Output each line of the material exactly as it stands.

Recorded data =>
● ● ● ● ● ● ●

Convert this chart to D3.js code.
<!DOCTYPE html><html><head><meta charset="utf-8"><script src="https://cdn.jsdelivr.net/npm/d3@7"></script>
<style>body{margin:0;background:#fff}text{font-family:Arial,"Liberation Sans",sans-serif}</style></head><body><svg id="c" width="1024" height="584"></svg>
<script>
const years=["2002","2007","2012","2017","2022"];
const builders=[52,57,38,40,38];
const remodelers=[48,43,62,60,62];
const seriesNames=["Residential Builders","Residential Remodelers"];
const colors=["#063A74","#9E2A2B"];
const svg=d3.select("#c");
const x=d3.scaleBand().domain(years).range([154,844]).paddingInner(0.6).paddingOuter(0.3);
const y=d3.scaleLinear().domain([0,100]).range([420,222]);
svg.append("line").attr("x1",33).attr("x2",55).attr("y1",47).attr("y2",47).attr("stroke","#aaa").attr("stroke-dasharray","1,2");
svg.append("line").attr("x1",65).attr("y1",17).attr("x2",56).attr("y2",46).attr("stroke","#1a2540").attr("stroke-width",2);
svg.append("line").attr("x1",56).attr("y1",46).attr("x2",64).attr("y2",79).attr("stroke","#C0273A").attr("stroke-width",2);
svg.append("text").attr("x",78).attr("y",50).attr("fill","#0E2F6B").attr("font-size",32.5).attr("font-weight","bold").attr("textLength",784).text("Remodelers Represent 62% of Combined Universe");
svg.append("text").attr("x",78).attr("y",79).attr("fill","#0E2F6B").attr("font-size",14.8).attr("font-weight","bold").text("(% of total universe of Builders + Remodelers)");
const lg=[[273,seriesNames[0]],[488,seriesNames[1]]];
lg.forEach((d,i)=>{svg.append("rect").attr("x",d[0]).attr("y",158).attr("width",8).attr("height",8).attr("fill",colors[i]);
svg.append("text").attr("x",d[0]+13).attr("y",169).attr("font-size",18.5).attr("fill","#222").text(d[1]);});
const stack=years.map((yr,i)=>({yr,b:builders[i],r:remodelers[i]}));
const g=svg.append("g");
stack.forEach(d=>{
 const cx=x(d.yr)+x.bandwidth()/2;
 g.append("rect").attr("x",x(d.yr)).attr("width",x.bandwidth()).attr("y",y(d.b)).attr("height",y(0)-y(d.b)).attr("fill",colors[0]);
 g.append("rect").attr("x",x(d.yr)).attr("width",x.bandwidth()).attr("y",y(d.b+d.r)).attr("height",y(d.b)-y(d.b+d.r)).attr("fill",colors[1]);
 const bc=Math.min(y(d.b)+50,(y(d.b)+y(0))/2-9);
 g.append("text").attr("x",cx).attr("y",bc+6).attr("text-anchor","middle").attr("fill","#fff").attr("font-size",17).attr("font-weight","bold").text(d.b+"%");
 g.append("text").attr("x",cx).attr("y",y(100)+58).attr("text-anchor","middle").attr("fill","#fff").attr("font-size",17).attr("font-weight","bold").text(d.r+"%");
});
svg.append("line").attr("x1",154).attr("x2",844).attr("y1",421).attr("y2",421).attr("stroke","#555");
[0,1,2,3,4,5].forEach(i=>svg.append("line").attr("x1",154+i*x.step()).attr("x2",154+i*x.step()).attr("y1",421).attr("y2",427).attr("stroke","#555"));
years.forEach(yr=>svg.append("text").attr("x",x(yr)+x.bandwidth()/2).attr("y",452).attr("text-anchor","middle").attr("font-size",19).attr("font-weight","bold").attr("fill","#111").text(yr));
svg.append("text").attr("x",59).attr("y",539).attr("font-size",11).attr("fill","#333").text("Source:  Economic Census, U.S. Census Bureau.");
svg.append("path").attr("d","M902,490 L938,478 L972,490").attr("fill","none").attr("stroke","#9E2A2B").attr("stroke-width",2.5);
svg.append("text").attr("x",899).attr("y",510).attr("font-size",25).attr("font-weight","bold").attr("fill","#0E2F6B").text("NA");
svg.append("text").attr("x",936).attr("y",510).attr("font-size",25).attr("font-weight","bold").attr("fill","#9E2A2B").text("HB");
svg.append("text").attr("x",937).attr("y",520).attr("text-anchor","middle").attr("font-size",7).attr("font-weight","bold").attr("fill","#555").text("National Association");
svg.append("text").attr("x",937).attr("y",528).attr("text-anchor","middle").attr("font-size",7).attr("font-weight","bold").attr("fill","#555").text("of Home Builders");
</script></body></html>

● ● ● ● ● ● ●

Exercise response =>
Convert this chart to D3.js code.
<!DOCTYPE html><html><head><meta charset="utf-8"><script src="https://cdn.jsdelivr.net/npm/d3@7"></script>
<style>body{margin:0;background:#fff}text{font-family:Arial,"Liberation Sans",sans-serif}</style></head><body><svg id="c" width="1024" height="584"></svg>
<script>
const years=["2002","2007","2012","2017","2022"];
const builders=[52,57,38,40,38];
const remodelers=[48,43,62,60,62];
const seriesNames=["Residential Builders","Residential Remodelers"];
const colors=["#063A74","#9E2A2B"];
const svg=d3.select("#c");
const x=d3.scaleBand().domain(years).range([154,844]).paddingInner(0.6).paddingOuter(0.3);
const y=d3.scaleLinear().domain([0,100]).range([420,222]);
svg.append("line").attr("x1",33).attr("x2",55).attr("y1",47).attr("y2",47).attr("stroke","#aaa").attr("stroke-dasharray","1,2");
svg.append("line").attr("x1",65).attr("y1",17).attr("x2",56).attr("y2",46).attr("stroke","#1a2540").attr("stroke-width",2);
svg.append("line").attr("x1",56).attr("y1",46).attr("x2",64).attr("y2",79).attr("stroke","#C0273A").attr("stroke-width",2);
svg.append("text").attr("x",78).attr("y",50).attr("fill","#0E2F6B").attr("font-size",32.5).attr("font-weight","bold").attr("textLength",784).text("Remodelers Represent 62% of Combined Universe");
svg.append("text").attr("x",78).attr("y",79).attr("fill","#0E2F6B").attr("font-size",14.8).attr("font-weight","bold").text("(% of total universe of Builders + Remodelers)");
const lg=[[273,seriesNames[0]],[488,seriesNames[1]]];
lg.forEach((d,i)=>{svg.append("rect").attr("x",d[0]).attr("y",158).attr("width",8).attr("height",8).attr("fill",colors[i]);
svg.append("text").attr("x",d[0]+13).attr("y",169).attr("font-size",18.5).attr("fill","#222").text(d[1]);});
const stack=years.map((yr,i)=>({yr,b:builders[i],r:remodelers[i]}));
const g=svg.append("g");
stack.forEach(d=>{
 const cx=x(d.yr)+x.bandwidth()/2;
 g.append("rect").attr("x",x(d.yr)).attr("width",x.bandwidth()).attr("y",y(d.b)).attr("height",y(0)-y(d.b)).attr("fill",colors[0]);
 g.append("rect").attr("x",x(d.yr)).attr("width",x.bandwidth()).attr("y",y(d.b+d.r)).attr("height",y(d.b)-y(d.b+d.r)).attr("fill",colors[1]);
 const bc=Math.min(y(d.b)+50,(y(d.b)+y(0))/2-9);
 g.append("text").attr("x",cx).attr("y",bc+6).attr("text-anchor","middle").attr("fill","#fff").attr("font-size",17).attr("font-weight","bold").text(d.b+"%");
 g.append("text").attr("x",cx).attr("y",y(100)+58).attr("text-anchor","middle").attr("fill","#fff").attr("font-size",17).attr("font-weight","bold").text(d.r+"%");
});
svg.append("line").attr("x1",154).attr("x2",844).attr("y1",421).attr("y2",421).attr("stroke","#555");
[0,1,2,3,4,5].forEach(i=>svg.append("line").attr("x1",154+i*x.step()).attr("x2",154+i*x.step()).attr("y1",421).attr("y2",427).attr("stroke","#555"));
years.forEach(yr=>svg.append("text").attr("x",x(yr)+x.bandwidth()/2).attr("y",452).attr("text-anchor","middle").attr("font-size",19).attr("font-weight","bold").attr("fill","#111").text(yr));
svg.append("text").attr("x",59).attr("y",539).attr("font-size",11).attr("fill","#333").text("Source:  Economic Census, U.S. Census Bureau.");
svg.append("path").attr("d","M902,490 L938,478 L972,490").attr("fill","none").attr("stroke","#9E2A2B").attr("stroke-width",2.5);
svg.append("text").attr("x",899).attr("y",510).attr("font-size",25).attr("font-weight","bold").attr("fill","#0E2F6B").text("NA");
svg.append("text").attr("x",936).attr("y",510).attr("font-size",25).attr("font-weight","bold").attr("fill","#9E2A2B").text("HB");
svg.append("text").attr("x",937).attr("y",520).attr("text-anchor","middle").attr("font-size",7).attr("font-weight","bold").attr("fill","#555").text("National Association");
svg.append("text").attr("x",937).attr("y",528).attr("text-anchor","middle").attr("font-size",7).attr("font-weight","bold").attr("fill","#555").text("of Home Builders");
</script></body></html>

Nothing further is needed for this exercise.